The brute-force approach to solving this problem involves generating all possible subsequences of one string and then checking which of them are also subsequences of the other string. This can be a very time-consuming task, especially if the lengths of the strings are large.

For a string of length m, there are 2^m possible subsequences. Thus, generating all subsequences and checking each one against the other string is computationally infeasible for large values of m and n due to its exponential time complexity, which is O(2^m * n). This makes the brute-force approach impractical for longer strings.

Hint to Solve the Problem Efficiently

The key to optimizing the solution for LCS is recognizing overlapping sub-problems. When we try to determine the LCS, many sub-problems repeat, and a dynamic programming approach can be used to store the results of these sub-problems and avoid redundant calculations.

In other words, rather than recalculating the LCS for the same set of prefixes multiple times, we can use a table to store these results. This approach significantly reduces the computational overhead.

Efficient Solution

Let's dive into the efficient solution provided in the code using dynamic programming. Here's how the code works:

class Solution:
    def longestCommonSubsequence(self, text1: str, text2: str) -> int:
        m, n = len(text1), len(text2)
        dp = [[0] * (n + 1) for _ in range(m + 1)]

        for j in range(1, n + 1):
            for i in range(1, m + 1):
                if text1[i - 1] == text2[j - 1]:
                    dp[i][j] = dp[i - 1][j - 1] + 1
                else:
                    dp[i][j] = max(dp[i][j - 1], dp[i - 1][j])

        return dp[m][n]

Detailed Explanation

  1. Initialization: We create a 2D list dp with dimensions (m + 1) x (n + 1) to store the lengths of the longest common subsequence for different prefixes of text1 and text2. The dimensions are (m + 1) and (n + 1) to handle empty prefixes easily by initializing the base cases to zero.

  2. Iterating through Characters: We use two nested loops to iterate over each character in text1 and text2. If the characters match (text1[i - 1] == text2[j - 1]), it means that the LCS for the current prefixes includes this character, so we add 1 to the LCS length of the previous prefixes (dp[i - 1][j - 1] + 1).
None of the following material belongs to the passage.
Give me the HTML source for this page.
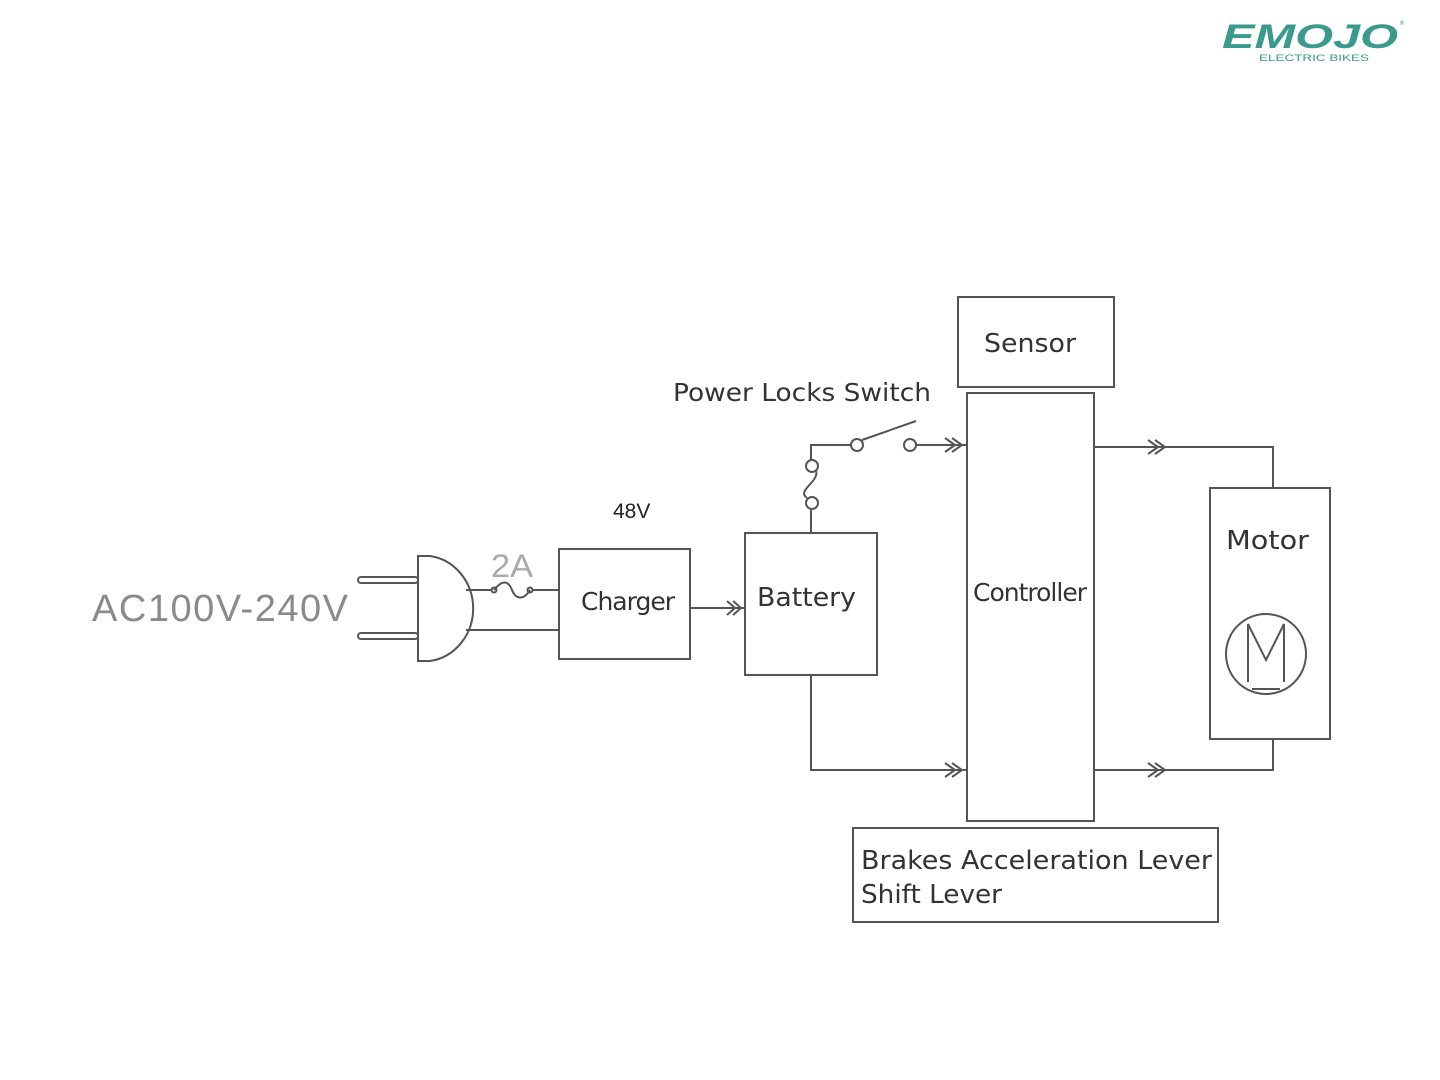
<!DOCTYPE html>
<html><head><meta charset="utf-8"><style>
html,body{margin:0;padding:0;background:#fff;width:1440px;height:1080px;overflow:hidden}
svg text{font-family:"DejaVu Sans","Liberation Sans",sans-serif;fill:#333}
</style></head><body>
<svg width="1440" height="1080" viewBox="0 0 1440 1080" xmlns="http://www.w3.org/2000/svg">
<text x="1222" y="48" style="font-family:'Liberation Sans',sans-serif;font-size:34px;font-weight:bold;font-style:italic;fill:#3a9a8c" textLength="176" lengthAdjust="spacingAndGlyphs">EMOJO</text>
<text x="1259" y="61" style="font-family:'Liberation Sans',sans-serif;font-size:9px;fill:#3a9a8c" textLength="110" lengthAdjust="spacingAndGlyphs">ELECTRIC BIKES</text>
<text x="1399" y="25" style="font-size:6px;fill:#3a9a8c">®</text>

<g fill="none" stroke="#555" stroke-width="2">
<rect x="958" y="297" width="156" height="90"/>
<rect x="967" y="393" width="127" height="428"/>
<rect x="1210" y="488" width="120" height="251"/>
<rect x="745" y="533" width="132" height="142"/>
<rect x="559" y="549" width="131" height="110"/>
<rect x="853" y="828" width="365" height="94"/>
<rect x="358" y="577" width="60" height="6" rx="3"/>
<rect x="358" y="633" width="60" height="6" rx="3"/>
<path d="M418,556 L418,661 L430,661 A50,53 0 0 0 430,556 Z"/>
<path d="M466,590 L492,590 M532,590 L559,590"/>
<circle cx="494" cy="590" r="2.5"/><circle cx="530" cy="590" r="2.5"/>
<path d="M494,590 C502,580 508,580 512,590 C516,600 524,600 530,590"/>
<path d="M466,630 L559,630"/>
<path d="M690,608 L745,608"/>
<path d="M727,601 L735,608 L727,615 M733,601 L741,608 L733,615"/>
<path d="M811,533 L811,510"/>
<circle cx="812" cy="503" r="6"/><circle cx="812" cy="466" r="6"/>
<path d="M807,498 C796,490 820,482 816,470"/>
<path d="M811,460 L811,445 L851,445"/>
<circle cx="857" cy="445" r="6"/><circle cx="910" cy="445" r="6"/>
<path d="M862,440 L916,421"/>
<path d="M916,445 L967,445"/>
<path d="M945,438 L955,445 L945,452 M952,438 L962,445 L952,452"/>
<path d="M811,675 L811,770 L967,770"/>
<path d="M945,763 L955,770 L945,777 M952,763 L962,770 L952,777"/>
<path d="M1094,447 L1273,447 L1273,488"/>
<path d="M1148,440 L1158,447 L1148,454 M1155,440 L1165,447 L1155,454"/>
<path d="M1094,770 L1273,770 L1273,739"/>
<path d="M1148,763 L1158,770 L1148,777 M1155,763 L1165,770 L1155,777"/>
<circle cx="1266" cy="654" r="40"/>
<path d="M1248,682 L1248,624 L1266,660 L1284,624 L1284,682"/>
<path d="M1252,689 L1280,689"/>
</g>
<text x="673" y="401" style="font-size:25px" textLength="258" lengthAdjust="spacingAndGlyphs">Power Locks Switch</text>
<text x="613" y="518" style="font-size:21px;font-family:'Liberation Sans',sans-serif;fill:#222">48V</text>
<text x="491" y="577" style="font-size:32px;font-family:'Liberation Sans',sans-serif;fill:#aaa" textLength="42" lengthAdjust="spacingAndGlyphs">2A</text>
<text x="92" y="621" style="font-size:38px;font-family:'Liberation Sans',sans-serif;fill:#8a8a8a" textLength="256" lengthAdjust="spacing">AC100V-240V</text>
<text x="984" y="352" style="font-size:26px" textLength="92" lengthAdjust="spacingAndGlyphs">Sensor</text>
<text x="973" y="601" style="font-size:25px;letter-spacing:-1px">Controller</text>
<text x="1226" y="549" style="font-size:26px" textLength="83" lengthAdjust="spacingAndGlyphs">Motor</text>
<text x="757" y="606" style="font-size:26px" textLength="99" lengthAdjust="spacingAndGlyphs">Battery</text>
<text x="581" y="610" style="font-size:25px;letter-spacing:-1px">Charger</text>
<text x="861" y="869" style="font-size:26px" textLength="351" lengthAdjust="spacingAndGlyphs">Brakes  Acceleration Lever</text>
<text x="861" y="903" style="font-size:26px" textLength="141" lengthAdjust="spacingAndGlyphs">Shift Lever</text>
</svg>
</body></html>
  3. Handling Non-matching Characters: If the characters do not match, we take the maximum value from either excluding the current character of text1 or text2 (max(dp[i][j - 1], dp[i - 1][j])). This way, we ensure that the longest possible subsequence is considered.

  4. Result: Finally, the value in the bottom-right cell of the table (dp[m][n]) represents the length of the longest common subsequence of text1 and text2.

Time and Space Complexity

  • Time Complexity: The time complexity of this solution is O(m * n), where m is the length of text1 and n is the length of text2. This is because we iterate over all characters in both strings, and for each pair of characters, we perform constant-time operations.

  • Space Complexity: The space complexity is also O(m * n) due to the 2D array dp used to store the intermediate LCS lengths for all combinations of prefixes of text1 and text2. This can be optimized to O(n) if we only store the previous row at any point, but the provided solution uses the full table for simplicity.

Conclusion

The Longest Common Subsequence problem is a great example of how dynamic programming can be used to turn an inefficient brute-force approach into a highly efficient solution. By recognizing overlapping sub-problems and storing intermediate results, we can significantly reduce the computational cost of finding the LCS. The dynamic programming approach presented here runs in polynomial time, making it suitable for strings of reasonable length.

Hopefully, this blog helps you understand the LCS problem better and how to tackle it using dynamic programming. Try implementing the solution yourself, and see how the power of dynamic programming makes a challenging problem much more approachable!